__Task to carry out__: Reproduce nothing but the lines from the start of the material through the line that includes "const slope2Y = [0.11, -5.99];", both ends included, and omit every picture.

__Information provided__:
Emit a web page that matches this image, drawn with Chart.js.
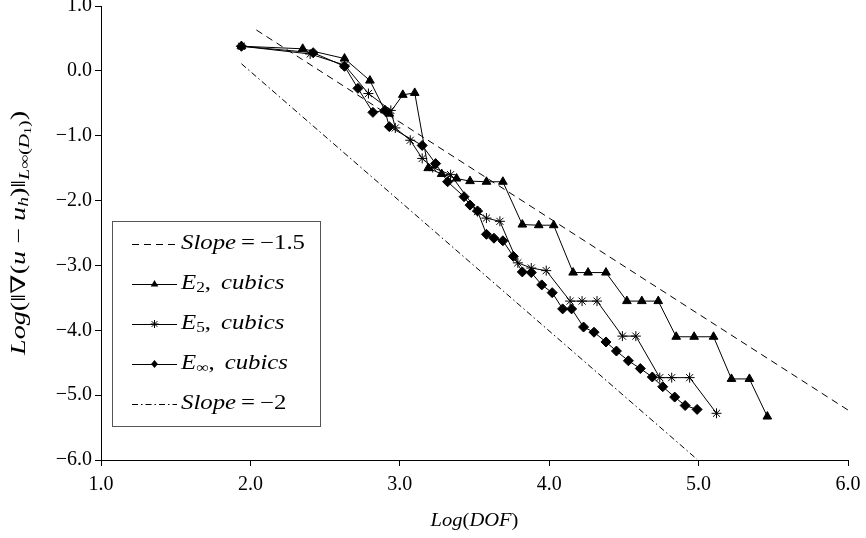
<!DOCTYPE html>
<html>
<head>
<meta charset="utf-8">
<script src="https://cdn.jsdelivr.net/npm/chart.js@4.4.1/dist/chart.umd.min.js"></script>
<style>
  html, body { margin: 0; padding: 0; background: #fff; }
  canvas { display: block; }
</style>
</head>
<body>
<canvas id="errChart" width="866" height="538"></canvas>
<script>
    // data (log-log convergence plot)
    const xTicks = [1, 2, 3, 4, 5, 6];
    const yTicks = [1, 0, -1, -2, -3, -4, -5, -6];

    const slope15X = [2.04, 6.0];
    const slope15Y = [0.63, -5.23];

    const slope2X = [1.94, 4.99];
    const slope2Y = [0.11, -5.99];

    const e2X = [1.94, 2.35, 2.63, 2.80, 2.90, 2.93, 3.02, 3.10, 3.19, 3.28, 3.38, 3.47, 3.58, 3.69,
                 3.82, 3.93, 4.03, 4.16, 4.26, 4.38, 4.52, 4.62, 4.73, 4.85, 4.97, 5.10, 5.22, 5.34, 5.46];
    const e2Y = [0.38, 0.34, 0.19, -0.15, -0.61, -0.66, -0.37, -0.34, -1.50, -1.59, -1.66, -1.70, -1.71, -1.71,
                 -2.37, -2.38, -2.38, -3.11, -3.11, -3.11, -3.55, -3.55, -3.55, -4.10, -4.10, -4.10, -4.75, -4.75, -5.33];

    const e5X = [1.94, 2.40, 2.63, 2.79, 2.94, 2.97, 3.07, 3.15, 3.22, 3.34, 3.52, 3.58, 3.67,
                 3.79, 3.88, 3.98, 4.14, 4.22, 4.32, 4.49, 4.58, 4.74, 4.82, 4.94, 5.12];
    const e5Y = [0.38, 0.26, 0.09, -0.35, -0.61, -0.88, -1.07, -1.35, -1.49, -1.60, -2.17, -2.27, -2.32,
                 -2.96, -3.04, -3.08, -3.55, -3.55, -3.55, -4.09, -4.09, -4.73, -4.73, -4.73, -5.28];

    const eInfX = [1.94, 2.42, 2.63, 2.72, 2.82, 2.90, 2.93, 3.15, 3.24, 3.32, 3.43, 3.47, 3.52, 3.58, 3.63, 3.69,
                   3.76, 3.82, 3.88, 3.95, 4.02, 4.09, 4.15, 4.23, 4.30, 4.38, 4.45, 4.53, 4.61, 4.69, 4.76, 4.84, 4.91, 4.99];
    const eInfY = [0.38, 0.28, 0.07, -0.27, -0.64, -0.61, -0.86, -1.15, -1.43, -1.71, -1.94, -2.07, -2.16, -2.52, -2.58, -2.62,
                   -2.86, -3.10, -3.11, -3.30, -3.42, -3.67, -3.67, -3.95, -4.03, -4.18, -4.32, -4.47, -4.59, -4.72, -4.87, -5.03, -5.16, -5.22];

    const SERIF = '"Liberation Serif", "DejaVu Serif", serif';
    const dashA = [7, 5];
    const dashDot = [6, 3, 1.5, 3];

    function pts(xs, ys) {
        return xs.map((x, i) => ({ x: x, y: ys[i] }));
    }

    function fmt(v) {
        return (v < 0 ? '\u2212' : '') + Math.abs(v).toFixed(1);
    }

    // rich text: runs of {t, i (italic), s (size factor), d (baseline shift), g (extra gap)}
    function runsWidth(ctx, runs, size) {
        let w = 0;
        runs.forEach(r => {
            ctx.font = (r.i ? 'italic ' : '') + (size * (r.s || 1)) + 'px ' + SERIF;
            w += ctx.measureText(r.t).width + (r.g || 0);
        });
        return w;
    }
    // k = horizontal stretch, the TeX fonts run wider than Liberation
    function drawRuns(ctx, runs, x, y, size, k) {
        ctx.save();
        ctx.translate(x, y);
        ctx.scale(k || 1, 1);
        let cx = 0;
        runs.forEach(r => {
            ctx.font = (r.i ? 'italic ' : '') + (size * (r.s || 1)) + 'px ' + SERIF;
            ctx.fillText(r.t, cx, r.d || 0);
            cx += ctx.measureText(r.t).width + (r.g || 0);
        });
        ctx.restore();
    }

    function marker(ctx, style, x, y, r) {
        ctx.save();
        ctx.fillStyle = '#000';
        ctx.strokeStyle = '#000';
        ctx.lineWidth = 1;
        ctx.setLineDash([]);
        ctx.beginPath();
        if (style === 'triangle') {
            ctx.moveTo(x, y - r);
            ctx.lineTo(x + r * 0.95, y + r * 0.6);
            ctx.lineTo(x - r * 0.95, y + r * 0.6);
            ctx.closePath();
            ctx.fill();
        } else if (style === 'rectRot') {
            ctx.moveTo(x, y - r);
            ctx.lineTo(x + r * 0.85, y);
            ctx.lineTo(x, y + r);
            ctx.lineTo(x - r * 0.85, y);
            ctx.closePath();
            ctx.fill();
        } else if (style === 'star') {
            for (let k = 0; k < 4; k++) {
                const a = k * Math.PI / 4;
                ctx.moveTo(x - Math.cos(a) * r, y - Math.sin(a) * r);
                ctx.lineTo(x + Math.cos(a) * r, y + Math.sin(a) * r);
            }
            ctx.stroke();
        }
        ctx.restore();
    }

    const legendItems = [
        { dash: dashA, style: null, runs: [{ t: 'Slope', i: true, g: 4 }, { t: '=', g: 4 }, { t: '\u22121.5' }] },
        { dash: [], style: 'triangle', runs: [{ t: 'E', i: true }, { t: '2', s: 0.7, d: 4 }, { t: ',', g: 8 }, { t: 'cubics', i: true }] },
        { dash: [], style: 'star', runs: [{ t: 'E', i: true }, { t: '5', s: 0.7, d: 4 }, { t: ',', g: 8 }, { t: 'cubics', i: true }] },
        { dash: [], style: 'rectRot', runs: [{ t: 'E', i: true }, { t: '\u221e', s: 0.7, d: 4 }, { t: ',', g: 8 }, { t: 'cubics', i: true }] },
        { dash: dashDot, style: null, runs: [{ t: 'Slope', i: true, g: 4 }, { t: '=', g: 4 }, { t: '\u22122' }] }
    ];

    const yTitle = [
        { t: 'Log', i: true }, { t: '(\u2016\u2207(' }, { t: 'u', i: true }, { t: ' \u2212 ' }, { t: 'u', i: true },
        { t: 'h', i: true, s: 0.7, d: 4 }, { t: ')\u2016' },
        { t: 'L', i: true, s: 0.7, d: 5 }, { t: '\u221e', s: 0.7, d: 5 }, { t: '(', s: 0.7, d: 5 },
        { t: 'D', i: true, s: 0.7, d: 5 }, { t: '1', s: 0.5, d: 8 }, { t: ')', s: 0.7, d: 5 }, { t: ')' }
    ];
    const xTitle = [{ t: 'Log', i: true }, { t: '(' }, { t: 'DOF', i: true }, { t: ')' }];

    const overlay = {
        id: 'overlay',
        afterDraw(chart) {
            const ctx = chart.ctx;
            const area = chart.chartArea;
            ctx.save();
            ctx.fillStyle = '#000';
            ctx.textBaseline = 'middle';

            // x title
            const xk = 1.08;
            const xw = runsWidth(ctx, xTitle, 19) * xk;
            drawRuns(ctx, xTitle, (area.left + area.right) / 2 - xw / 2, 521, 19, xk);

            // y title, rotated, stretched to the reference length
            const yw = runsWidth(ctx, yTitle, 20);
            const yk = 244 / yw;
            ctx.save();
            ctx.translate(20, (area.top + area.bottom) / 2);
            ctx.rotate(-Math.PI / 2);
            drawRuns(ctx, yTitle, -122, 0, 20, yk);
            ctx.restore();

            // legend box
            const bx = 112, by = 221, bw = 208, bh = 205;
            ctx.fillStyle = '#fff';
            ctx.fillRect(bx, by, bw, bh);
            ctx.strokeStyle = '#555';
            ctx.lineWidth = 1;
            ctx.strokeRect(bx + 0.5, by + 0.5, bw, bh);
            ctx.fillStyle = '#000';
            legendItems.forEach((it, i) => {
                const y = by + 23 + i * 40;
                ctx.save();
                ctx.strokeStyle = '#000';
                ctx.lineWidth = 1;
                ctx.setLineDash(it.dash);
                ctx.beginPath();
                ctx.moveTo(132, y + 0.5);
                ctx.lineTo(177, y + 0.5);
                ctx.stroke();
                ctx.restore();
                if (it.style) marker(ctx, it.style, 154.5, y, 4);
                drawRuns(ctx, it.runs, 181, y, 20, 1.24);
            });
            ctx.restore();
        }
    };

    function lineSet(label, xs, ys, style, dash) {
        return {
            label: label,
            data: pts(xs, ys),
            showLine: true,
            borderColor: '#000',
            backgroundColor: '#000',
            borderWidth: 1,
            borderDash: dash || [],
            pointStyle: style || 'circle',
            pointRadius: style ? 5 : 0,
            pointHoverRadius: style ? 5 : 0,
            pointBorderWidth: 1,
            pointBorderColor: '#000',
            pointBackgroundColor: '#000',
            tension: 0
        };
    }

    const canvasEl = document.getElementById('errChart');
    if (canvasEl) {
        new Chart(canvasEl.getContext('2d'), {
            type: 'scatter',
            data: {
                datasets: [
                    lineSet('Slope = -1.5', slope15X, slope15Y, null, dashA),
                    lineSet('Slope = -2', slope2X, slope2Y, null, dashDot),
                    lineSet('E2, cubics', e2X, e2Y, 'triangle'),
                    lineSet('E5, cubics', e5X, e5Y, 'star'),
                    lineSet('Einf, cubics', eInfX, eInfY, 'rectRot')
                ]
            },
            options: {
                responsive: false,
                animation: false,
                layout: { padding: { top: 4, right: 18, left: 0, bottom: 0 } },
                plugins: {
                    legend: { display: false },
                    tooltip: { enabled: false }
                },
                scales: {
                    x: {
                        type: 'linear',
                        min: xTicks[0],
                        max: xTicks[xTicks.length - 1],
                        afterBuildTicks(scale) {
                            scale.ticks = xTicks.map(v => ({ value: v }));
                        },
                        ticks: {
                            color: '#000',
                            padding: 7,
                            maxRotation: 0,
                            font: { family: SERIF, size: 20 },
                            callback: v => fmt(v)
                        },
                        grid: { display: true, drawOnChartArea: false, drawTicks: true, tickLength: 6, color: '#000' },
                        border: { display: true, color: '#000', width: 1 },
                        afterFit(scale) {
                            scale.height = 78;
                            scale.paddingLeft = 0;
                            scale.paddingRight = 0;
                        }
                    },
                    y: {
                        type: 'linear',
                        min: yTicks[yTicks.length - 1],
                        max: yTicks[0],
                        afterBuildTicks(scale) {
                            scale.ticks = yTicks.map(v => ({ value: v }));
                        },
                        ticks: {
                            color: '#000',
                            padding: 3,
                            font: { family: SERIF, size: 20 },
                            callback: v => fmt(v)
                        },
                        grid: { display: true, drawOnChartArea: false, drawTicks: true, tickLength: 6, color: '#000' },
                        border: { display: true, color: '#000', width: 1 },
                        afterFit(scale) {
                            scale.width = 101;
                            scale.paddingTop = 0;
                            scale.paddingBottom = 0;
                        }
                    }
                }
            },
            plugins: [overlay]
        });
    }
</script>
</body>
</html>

__Full answer__:
Emit a web page that matches this image, drawn with Chart.js.
<!DOCTYPE html>
<html>
<head>
<meta charset="utf-8">
<script src="https://cdn.jsdelivr.net/npm/chart.js@4.4.1/dist/chart.umd.min.js"></script>
<style>
  html, body { margin: 0; padding: 0; background: #fff; }
  canvas { display: block; }
</style>
</head>
<body>
<canvas id="errChart" width="866" height="538"></canvas>
<script>
    // data (log-log convergence plot)
    const xTicks = [1, 2, 3, 4, 5, 6];
    const yTicks = [1, 0, -1, -2, -3, -4, -5, -6];

    const slope15X = [2.04, 6.0];
    const slope15Y = [0.63, -5.23];

    const slope2X = [1.94, 4.99];
    const slope2Y = [0.11, -5.99];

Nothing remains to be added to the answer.